*TASK STATEMENT*. List each line of the data that holds the string "script".

┌─ GIVEN INFORMATION

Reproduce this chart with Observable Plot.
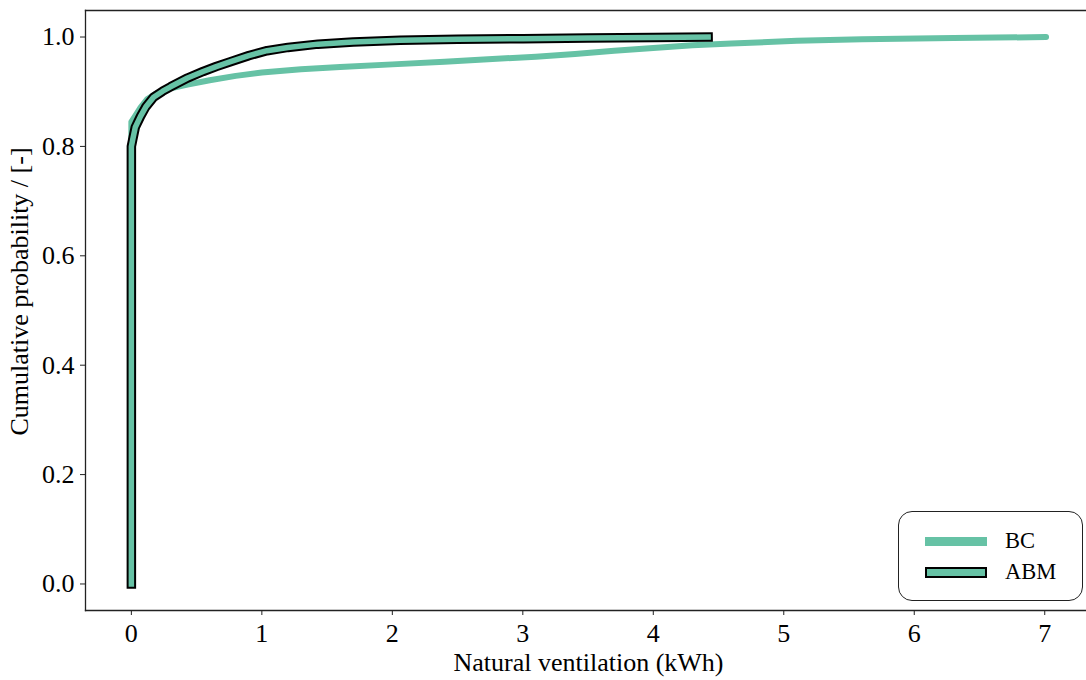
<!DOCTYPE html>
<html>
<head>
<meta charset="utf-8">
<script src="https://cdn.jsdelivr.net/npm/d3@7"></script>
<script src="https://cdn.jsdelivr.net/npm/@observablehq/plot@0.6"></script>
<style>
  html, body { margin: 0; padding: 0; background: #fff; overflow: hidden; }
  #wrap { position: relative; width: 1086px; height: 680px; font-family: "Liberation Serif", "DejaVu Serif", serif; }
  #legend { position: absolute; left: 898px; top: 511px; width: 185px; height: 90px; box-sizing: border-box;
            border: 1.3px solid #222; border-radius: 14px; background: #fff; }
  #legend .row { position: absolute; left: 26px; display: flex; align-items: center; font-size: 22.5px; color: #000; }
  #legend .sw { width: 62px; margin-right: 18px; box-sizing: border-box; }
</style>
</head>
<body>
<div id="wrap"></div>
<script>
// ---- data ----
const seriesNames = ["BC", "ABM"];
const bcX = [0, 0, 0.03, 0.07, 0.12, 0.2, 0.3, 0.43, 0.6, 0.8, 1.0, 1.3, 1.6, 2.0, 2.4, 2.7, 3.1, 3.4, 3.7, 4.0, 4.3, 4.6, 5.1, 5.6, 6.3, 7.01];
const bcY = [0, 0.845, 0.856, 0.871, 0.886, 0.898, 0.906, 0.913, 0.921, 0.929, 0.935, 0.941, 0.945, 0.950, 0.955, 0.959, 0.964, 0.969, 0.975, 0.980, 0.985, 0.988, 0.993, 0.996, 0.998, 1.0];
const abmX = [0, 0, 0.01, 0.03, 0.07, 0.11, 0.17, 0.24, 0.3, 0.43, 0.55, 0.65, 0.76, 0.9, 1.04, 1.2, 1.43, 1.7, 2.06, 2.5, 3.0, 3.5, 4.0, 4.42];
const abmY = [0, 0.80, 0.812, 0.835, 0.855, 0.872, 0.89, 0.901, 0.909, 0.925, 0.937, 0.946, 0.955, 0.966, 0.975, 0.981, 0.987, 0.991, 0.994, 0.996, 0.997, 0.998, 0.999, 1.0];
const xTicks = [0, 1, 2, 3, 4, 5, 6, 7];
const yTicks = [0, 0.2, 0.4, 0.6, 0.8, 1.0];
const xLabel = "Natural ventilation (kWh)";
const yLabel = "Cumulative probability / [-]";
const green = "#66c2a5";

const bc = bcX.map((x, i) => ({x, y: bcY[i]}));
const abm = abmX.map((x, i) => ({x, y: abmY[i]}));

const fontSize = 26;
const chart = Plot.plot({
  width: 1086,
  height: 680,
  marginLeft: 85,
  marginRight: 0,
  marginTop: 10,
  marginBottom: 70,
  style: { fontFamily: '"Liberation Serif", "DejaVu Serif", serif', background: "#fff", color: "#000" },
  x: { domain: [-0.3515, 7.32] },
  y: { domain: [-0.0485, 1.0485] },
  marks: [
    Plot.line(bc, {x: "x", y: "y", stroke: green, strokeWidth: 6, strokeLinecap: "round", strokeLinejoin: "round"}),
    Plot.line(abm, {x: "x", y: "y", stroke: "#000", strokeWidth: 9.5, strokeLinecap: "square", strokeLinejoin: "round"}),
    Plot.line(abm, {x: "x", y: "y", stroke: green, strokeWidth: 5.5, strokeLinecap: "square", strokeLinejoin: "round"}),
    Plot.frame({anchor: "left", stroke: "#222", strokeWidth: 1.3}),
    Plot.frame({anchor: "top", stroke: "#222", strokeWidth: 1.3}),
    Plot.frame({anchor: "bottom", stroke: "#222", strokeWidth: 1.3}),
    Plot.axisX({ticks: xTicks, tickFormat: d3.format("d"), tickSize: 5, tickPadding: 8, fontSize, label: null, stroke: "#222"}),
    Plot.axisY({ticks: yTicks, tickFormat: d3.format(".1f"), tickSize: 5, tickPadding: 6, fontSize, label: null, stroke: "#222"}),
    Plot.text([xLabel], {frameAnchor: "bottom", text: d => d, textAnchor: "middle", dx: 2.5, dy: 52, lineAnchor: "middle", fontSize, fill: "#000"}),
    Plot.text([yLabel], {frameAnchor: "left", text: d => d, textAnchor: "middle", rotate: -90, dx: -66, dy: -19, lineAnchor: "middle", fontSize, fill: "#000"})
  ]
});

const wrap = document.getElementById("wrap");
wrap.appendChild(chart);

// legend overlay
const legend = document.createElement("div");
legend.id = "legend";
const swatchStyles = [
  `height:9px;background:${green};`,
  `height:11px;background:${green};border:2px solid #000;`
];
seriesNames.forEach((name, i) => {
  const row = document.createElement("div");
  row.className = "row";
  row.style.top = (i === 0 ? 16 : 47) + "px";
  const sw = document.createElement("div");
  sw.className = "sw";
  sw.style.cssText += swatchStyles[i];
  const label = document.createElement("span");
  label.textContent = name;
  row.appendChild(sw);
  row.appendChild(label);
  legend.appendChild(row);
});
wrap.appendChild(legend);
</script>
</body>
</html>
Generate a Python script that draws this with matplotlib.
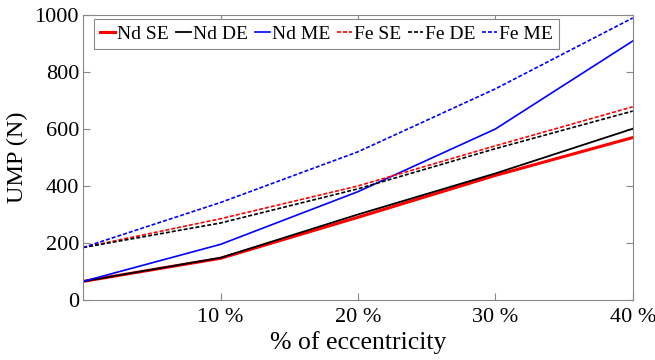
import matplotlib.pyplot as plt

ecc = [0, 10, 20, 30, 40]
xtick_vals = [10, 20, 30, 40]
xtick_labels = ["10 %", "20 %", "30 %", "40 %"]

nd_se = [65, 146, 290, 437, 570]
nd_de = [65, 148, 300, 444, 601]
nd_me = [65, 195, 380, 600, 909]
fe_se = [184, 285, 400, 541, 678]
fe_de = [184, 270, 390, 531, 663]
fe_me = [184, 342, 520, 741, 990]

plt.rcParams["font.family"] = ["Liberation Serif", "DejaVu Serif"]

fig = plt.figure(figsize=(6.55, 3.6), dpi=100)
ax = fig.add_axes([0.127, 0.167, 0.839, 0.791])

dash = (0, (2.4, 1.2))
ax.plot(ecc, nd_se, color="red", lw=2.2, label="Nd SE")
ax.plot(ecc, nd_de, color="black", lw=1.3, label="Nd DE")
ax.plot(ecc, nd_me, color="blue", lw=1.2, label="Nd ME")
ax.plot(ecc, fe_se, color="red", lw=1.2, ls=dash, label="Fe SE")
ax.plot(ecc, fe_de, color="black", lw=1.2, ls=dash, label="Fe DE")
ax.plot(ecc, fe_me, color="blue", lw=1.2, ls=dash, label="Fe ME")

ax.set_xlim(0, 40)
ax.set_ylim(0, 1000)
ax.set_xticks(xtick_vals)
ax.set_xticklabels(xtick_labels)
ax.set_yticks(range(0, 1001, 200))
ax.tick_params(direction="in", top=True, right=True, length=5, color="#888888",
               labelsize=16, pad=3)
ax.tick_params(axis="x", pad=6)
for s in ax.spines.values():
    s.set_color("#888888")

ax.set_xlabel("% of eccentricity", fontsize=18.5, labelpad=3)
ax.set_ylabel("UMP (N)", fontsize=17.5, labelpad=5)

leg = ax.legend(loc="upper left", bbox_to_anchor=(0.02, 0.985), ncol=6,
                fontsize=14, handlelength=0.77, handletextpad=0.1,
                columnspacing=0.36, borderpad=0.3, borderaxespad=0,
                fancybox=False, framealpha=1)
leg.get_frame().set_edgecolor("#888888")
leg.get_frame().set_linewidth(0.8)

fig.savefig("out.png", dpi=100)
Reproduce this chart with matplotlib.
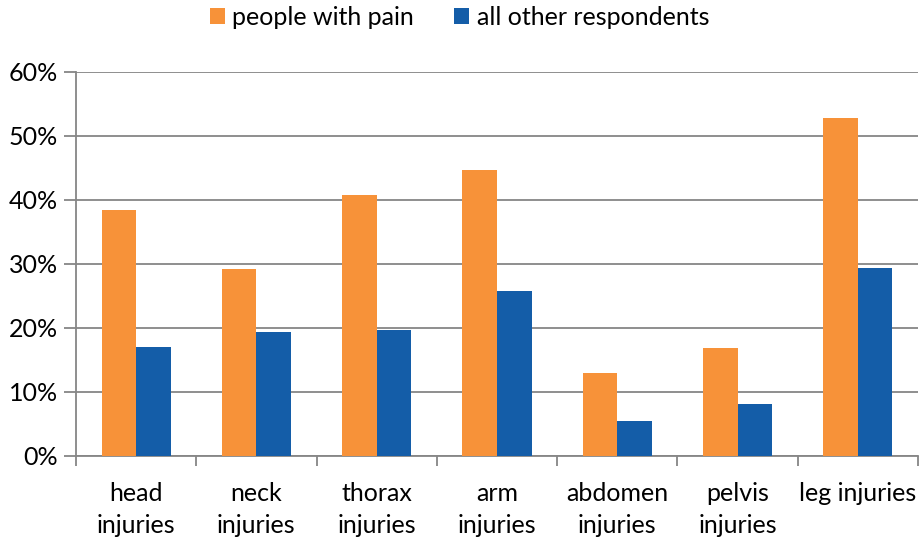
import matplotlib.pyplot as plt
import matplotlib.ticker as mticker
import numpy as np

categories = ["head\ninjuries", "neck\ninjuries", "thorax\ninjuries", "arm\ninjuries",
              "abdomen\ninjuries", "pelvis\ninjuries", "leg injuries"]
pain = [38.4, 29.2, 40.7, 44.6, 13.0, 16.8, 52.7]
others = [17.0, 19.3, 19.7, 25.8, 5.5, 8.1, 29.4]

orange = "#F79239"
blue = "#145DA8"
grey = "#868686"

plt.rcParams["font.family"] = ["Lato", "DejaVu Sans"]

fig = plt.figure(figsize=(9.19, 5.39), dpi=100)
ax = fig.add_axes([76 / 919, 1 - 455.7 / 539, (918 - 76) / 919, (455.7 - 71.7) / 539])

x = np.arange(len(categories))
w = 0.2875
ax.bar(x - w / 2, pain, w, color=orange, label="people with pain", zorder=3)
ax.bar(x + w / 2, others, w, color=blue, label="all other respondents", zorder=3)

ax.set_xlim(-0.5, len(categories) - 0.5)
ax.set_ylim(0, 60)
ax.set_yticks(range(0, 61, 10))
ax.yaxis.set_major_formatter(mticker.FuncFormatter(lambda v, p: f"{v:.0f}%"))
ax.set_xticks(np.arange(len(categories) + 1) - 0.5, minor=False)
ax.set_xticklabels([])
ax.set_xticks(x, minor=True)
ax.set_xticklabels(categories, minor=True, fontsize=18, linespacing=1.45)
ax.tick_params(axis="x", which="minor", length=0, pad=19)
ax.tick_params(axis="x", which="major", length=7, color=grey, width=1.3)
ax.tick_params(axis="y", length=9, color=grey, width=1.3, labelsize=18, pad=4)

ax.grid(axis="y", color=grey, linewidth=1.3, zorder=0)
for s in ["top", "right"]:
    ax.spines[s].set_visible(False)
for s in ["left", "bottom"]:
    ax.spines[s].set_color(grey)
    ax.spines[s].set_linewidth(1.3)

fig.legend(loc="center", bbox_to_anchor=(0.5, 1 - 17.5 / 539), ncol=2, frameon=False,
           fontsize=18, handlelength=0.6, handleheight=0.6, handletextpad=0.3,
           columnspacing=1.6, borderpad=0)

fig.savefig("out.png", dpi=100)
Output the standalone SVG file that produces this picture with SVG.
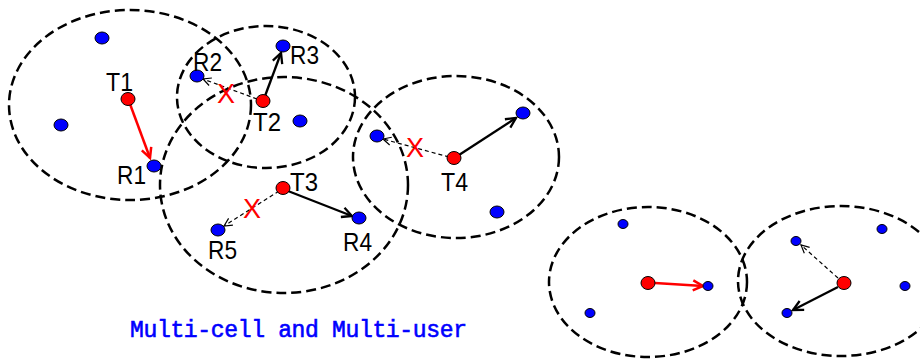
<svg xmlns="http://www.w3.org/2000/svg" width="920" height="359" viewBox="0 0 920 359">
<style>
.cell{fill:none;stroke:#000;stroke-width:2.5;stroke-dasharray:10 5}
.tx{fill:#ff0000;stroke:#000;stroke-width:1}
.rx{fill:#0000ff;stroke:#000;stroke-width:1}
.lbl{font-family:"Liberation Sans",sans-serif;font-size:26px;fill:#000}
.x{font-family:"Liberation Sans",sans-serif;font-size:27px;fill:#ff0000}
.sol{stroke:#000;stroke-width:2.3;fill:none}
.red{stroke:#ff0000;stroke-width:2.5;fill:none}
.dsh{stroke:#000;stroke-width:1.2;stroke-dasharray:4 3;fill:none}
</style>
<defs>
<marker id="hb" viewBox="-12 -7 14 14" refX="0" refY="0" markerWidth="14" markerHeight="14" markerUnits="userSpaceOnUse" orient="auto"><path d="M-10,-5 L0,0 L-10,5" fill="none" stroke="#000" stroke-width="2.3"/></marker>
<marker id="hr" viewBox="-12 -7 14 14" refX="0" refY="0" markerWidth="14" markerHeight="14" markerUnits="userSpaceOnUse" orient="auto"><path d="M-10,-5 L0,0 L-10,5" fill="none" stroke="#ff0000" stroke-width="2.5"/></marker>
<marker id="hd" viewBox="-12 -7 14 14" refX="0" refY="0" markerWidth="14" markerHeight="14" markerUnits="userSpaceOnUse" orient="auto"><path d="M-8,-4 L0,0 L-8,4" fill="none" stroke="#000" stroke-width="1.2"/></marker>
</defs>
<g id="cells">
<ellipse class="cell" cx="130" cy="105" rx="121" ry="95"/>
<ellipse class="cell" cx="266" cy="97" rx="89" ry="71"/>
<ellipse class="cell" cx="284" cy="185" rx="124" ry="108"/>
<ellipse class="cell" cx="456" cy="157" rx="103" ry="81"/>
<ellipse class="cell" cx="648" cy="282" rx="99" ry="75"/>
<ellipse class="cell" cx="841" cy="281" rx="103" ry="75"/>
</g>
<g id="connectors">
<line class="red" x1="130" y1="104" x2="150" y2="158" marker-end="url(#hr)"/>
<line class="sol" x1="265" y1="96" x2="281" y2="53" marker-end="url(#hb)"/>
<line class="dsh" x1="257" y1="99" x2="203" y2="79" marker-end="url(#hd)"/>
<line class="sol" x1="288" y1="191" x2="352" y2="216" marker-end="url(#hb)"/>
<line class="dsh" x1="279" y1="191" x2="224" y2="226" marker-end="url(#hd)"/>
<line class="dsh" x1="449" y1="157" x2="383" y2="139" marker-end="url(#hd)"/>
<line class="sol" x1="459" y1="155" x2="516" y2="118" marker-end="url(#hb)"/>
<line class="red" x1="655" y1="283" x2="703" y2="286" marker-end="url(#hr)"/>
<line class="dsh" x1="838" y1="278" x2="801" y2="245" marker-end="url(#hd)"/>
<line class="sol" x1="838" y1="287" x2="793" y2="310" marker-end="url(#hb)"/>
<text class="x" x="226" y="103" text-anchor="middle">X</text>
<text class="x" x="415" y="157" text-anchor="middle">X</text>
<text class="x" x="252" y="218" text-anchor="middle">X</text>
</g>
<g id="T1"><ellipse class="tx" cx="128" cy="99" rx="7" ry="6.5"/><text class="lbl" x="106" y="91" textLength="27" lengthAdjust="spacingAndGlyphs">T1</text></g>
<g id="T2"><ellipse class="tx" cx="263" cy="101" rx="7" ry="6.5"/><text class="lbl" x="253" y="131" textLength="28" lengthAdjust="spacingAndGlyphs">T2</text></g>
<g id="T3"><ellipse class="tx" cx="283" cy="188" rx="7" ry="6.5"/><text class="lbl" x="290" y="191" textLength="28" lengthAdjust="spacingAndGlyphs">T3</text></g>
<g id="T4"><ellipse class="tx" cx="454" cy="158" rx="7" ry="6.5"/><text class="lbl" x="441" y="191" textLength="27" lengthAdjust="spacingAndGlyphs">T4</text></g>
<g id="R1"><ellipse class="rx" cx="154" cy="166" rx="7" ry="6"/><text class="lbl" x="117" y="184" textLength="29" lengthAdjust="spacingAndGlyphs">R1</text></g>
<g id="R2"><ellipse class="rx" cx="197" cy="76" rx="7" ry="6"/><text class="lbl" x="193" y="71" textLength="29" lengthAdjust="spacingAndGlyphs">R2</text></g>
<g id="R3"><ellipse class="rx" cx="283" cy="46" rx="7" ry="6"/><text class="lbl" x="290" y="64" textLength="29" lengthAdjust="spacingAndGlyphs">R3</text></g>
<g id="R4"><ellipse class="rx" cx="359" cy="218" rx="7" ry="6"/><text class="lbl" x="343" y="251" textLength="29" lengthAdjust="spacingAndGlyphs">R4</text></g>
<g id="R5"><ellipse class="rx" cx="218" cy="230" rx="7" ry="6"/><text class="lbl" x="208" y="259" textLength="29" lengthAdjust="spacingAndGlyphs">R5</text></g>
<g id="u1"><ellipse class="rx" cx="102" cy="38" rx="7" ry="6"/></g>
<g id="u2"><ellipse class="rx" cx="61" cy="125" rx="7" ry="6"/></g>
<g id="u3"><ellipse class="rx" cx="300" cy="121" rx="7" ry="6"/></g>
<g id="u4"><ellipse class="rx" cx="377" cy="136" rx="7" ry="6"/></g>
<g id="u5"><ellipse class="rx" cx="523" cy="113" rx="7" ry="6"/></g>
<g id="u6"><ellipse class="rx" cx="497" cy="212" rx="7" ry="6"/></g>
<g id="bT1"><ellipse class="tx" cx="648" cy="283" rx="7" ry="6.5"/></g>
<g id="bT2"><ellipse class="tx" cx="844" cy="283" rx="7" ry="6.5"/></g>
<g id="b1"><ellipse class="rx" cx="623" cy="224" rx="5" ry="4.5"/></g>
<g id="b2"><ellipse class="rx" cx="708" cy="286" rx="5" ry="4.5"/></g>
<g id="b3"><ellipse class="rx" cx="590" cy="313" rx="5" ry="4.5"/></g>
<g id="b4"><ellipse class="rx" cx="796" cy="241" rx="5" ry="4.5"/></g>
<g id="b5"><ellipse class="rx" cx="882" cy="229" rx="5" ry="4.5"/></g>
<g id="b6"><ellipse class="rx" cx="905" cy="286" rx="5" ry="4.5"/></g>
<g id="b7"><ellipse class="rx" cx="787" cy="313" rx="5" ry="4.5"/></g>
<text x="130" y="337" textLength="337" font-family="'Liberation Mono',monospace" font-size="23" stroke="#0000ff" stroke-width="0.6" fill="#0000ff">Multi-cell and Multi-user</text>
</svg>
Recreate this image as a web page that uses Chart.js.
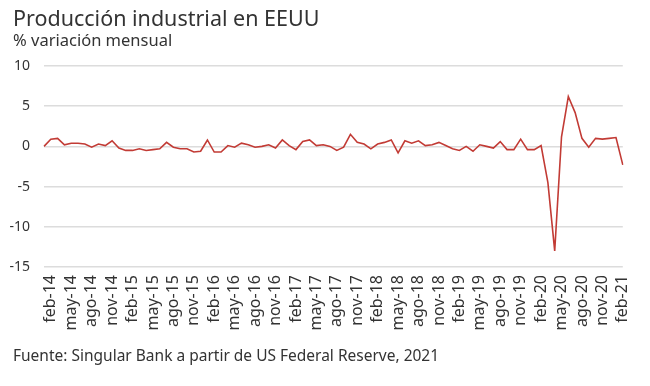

└─

*TASK SOLUTION*.
<script src="https://cdn.jsdelivr.net/npm/d3@7"></script>
<script src="https://cdn.jsdelivr.net/npm/@observablehq/plot@0.6"></script>
<script>
</script>
Generate a Python script that draws this with matplotlib.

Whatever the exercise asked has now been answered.